It’s easier said than done because most as-built air handlers and fresh air intakes have little space left to add a dedicated dehumidifier to an existing equipment. Also, some systems feature multiple air handlers and multiple fresh air sources.
There are many myths about dehumidification. Certainly, the most interesting misapplication we saw so far is the attempt to “dry” the empty building (vacated five years ago because of the toxic microbial growth) by running AC around the clock. The underlying cause of the microbial growth was the vapor retarder on the wrong side of walls. To add insult to the injury, the powerful refrigeration has encouraged the water vapor drive, resulting in more condensation, and the partial load conditions assured the mold and mildew kept growing.

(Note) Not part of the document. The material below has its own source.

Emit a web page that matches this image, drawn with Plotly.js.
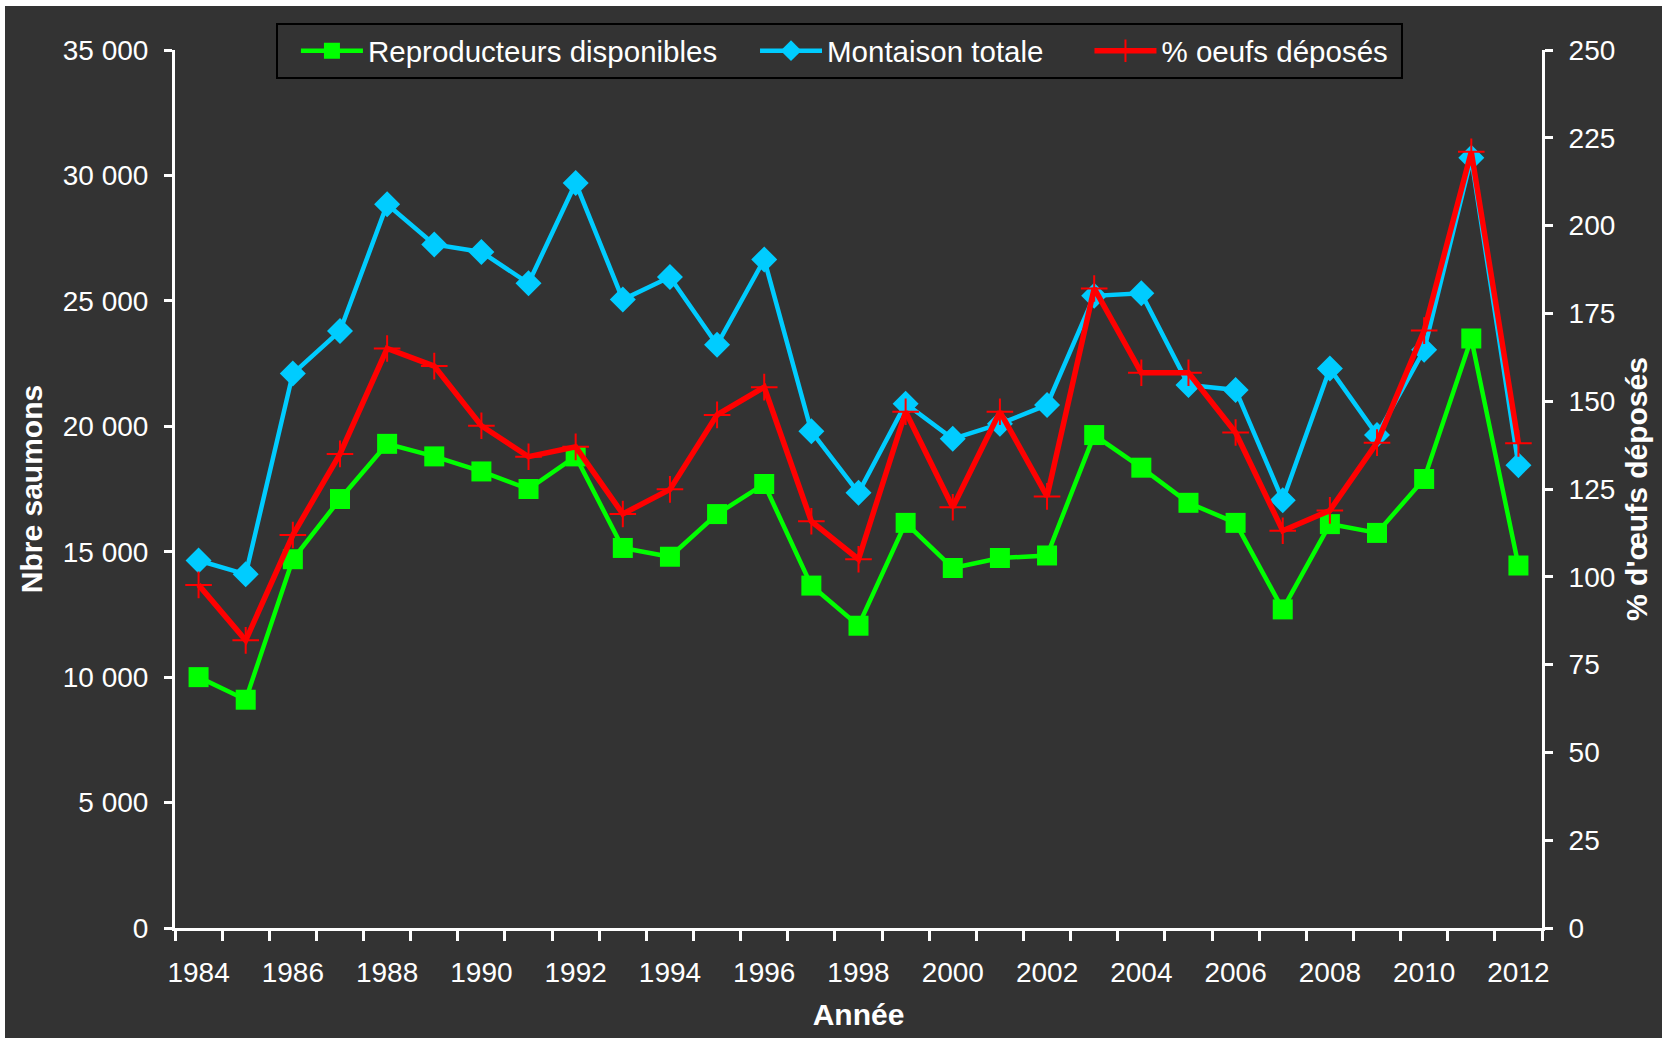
<!DOCTYPE html>
<html><head><meta charset="utf-8">
<script src="https://cdn.plot.ly/plotly-3.0.1.min.js"></script>
<style>html,body{margin:0;padding:0;background:#ffffff;overflow:hidden;} #chart{position:absolute;left:5px;top:6px;width:1657px;height:1032px;}</style>
</head><body><div id="chart"></div><script>
// Years (categories)
const years = [1984,1985,1986,1987,1988,1989,1990,1991,1992,1993,1994,1995,1996,1997,1998,1999,2000,2001,2002,2003,2004,2005,2006,2007,2008,2009,2010,2011,2012];
// Reproducteurs disponibles (left axis)
const reproducteurs = [10000,9100,14700,17100,19300,18800,18200,17500,18800,15150,14800,16500,17700,13650,12050,16150,14350,14750,14850,19650,18350,16950,16150,12700,16100,15750,17900,23500,14450];
// Montaison totale (left axis)
const montaison = [14650,14100,22100,23800,28850,27250,26950,25700,29700,25050,25950,23250,26650,19800,17350,20900,19500,20100,20850,25200,25300,21650,21450,17050,22300,19650,23050,30700,18450];
// % oeufs déposés (right axis)
const oeufs = [97.7,81.9,111.9,135.0,165.0,160.0,143.0,134.2,137.0,117.9,124.9,146.1,154.0,115.8,105.0,147.0,119.8,147.0,122.9,182.1,158.1,158.1,141.1,113.1,118.9,138.2,170.1,221.0,138.0];
// X tick labels (every other year)
const xTickYears = [1984,1986,1988,1990,1992,1994,1996,1998,2000,2002,2004,2006,2008,2010,2012];
const xTickLabels = xTickYears.map(String);
// Series names
const seriesNames = ['Reproducteurs disponibles', 'Montaison totale', '% oeufs déposés'];

const FONT = '"Liberation Sans", Arial, sans-serif';
const NB = '\u00A0';

const traces = [
  {x: years, y: reproducteurs, name: seriesNames[0] + NB.repeat(4), type: 'scatter', mode: 'lines+markers',
   line: {color: '#00FF00', width: 4.5}, marker: {symbol: 'square', size: 20, color: '#00FF00'}},
  {x: years, y: montaison, name: seriesNames[1] + NB.repeat(5), type: 'scatter', mode: 'lines+markers',
   line: {color: '#00CCFF', width: 4.5}, marker: {symbol: 'diamond', size: 20, color: '#00CCFF'}},
  {x: years, y: oeufs, name: seriesNames[2] + NB, type: 'scatter', mode: 'lines+markers', yaxis: 'y2',
   line: {color: '#FF0000', width: 5.5}, marker: {symbol: 'cross-thin', size: 19, color: '#FF0000', line: {color: '#FF0000', width: 2}}}
];

const axisCommon = {
  showline: true, linecolor: '#ffffff', linewidth: 3, showgrid: false, zeroline: false,
  ticks: 'outside', tickcolor: '#ffffff', tickwidth: 3, ticklen: 8,
  tickfont: {family: FONT, size: 28, color: '#ffffff'}, automargin: false, fixedrange: true
};

const layout = {
  width: 1657, height: 1032,
  paper_bgcolor: '#333333', plot_bgcolor: '#333333',
  font: {family: FONT, color: '#ffffff'},
  separators: ', ',
  margin: {l: 170, r: 120, t: 44, b: 110, pad: 0},
  showlegend: true,
  legend: {orientation: 'h', x: 0.074, xanchor: 'left', y: 1.0307, yanchor: 'top',
    bgcolor: '#333333', bordercolor: '#000000', borderwidth: 2,
    title: {text: NB, font: {family: FONT, size: 28, color: '#ffffff'}},
    font: {family: FONT, size: 29.5, color: '#ffffff'}, itemwidth: 62},
  xaxis: Object.assign({}, axisCommon, {
    range: [1983.5, 2012.5], tickmode: 'array', tickvals: xTickYears, ticktext: xTickLabels,
    ticklen: 10, tickcolor: 'rgba(0,0,0,0)', ticklabelstandoff: 7,
    minor: {ticks: 'outside', tick0: 1983.5, dtick: 1, ticklen: 10, tickwidth: 3, tickcolor: '#ffffff', showgrid: false},
    title: {text: 'Année', font: {family: FONT, size: 30, color: '#ffffff', weight: 'bold'}, standoff: 18}
  }),
  yaxis: Object.assign({}, axisCommon, {
    range: [0, 35000], dtick: 5000, tick0: 0, tickformat: ',', ticklabelstandoff: 10,
    title: {text: 'Nbre saumons', font: {family: FONT, size: 30, color: '#ffffff', weight: 'bold'}, standoff: 12}
  }),
  yaxis2: Object.assign({}, axisCommon, {
    overlaying: 'y', side: 'right', range: [0, 250], dtick: 25, tick0: 0, ticklabelstandoff: 10,
    title: {text: "% d'œufs déposés", font: {family: FONT, size: 30, color: '#ffffff', weight: 'bold'}, standoff: 12}
  })
};

Plotly.newPlot('chart', traces, layout, {staticPlot: true, displayModeBar: false});
</script></body></html>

Solution? Either switch off the air conditioning or add heating. Old buildings perform best without air conditioning. Dehumidification is a combination of heating and refrigeration. How come? After you get rained and sit wet in you car, the fastest way to dry your clothes is to run full-power AC and full heat: we have to switch it manually from time to time: freezing cold and then steaming hot and again freezing cold… The trick to keep the sensible temperature comfortable is to heat and cool simultaneously, but most cars cannot do it. Your average AC typically can do it after minor rewiring; however, it wouldn’t be very cost effective. A $300 room dehumidifer added as close as possible to the fresh air intake (or the air handler’s intake if space allows) may alleviate the condition more effectively, according to Dr. Lstiburek.